- **Supplied data**:

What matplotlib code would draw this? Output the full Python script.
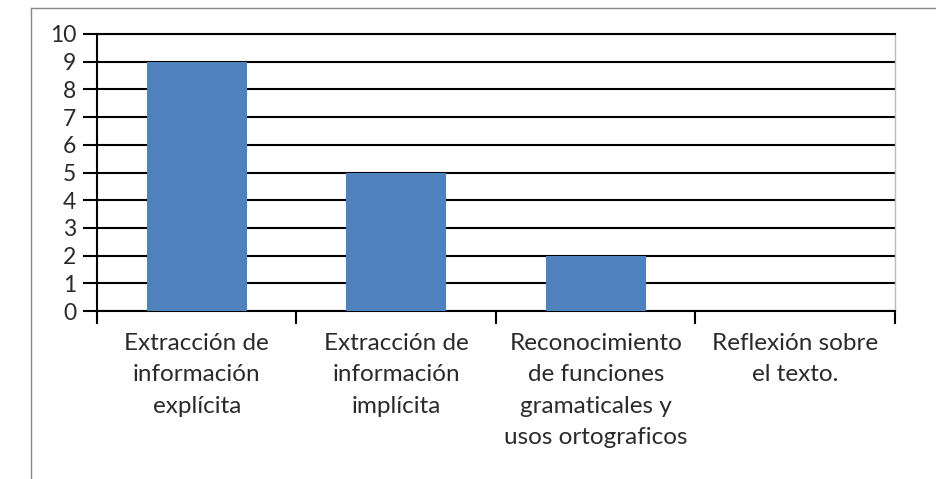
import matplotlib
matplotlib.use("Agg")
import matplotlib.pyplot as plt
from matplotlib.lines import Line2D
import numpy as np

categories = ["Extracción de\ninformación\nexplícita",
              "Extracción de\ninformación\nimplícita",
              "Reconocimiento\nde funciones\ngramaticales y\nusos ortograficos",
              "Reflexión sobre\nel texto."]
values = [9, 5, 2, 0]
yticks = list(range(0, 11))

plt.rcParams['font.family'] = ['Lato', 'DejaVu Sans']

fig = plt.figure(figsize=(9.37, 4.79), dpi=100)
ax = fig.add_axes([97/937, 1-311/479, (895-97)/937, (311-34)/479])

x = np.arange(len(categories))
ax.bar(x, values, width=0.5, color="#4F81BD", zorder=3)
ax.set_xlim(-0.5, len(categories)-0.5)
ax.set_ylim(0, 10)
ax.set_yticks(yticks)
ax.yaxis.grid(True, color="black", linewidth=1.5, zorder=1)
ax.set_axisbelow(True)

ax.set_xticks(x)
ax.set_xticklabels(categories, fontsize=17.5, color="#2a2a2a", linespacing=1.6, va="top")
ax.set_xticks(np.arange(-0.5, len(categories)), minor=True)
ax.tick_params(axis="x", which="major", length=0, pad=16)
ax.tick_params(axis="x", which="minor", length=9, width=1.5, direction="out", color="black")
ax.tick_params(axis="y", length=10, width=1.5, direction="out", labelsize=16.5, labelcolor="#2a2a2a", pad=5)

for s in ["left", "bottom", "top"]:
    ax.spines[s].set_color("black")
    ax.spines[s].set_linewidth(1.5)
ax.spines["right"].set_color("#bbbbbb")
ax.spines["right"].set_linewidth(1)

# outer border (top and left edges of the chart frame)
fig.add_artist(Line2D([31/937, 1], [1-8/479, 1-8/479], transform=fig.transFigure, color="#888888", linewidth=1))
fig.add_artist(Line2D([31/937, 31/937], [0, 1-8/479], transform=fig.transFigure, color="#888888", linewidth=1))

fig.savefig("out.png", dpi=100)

- **Task directions**: Only the lines from the start of the material through the line containing "ax.set_axisbelow(True)" should be transcribed. Pictures stay out.

- **Answer to this task**:
What matplotlib code would draw this? Output the full Python script.
import matplotlib
matplotlib.use("Agg")
import matplotlib.pyplot as plt
from matplotlib.lines import Line2D
import numpy as np

categories = ["Extracción de\ninformación\nexplícita",
              "Extracción de\ninformación\nimplícita",
              "Reconocimiento\nde funciones\ngramaticales y\nusos ortograficos",
              "Reflexión sobre\nel texto."]
values = [9, 5, 2, 0]
yticks = list(range(0, 11))

plt.rcParams['font.family'] = ['Lato', 'DejaVu Sans']

fig = plt.figure(figsize=(9.37, 4.79), dpi=100)
ax = fig.add_axes([97/937, 1-311/479, (895-97)/937, (311-34)/479])

x = np.arange(len(categories))
ax.bar(x, values, width=0.5, color="#4F81BD", zorder=3)
ax.set_xlim(-0.5, len(categories)-0.5)
ax.set_ylim(0, 10)
ax.set_yticks(yticks)
ax.yaxis.grid(True, color="black", linewidth=1.5, zorder=1)
ax.set_axisbelow(True)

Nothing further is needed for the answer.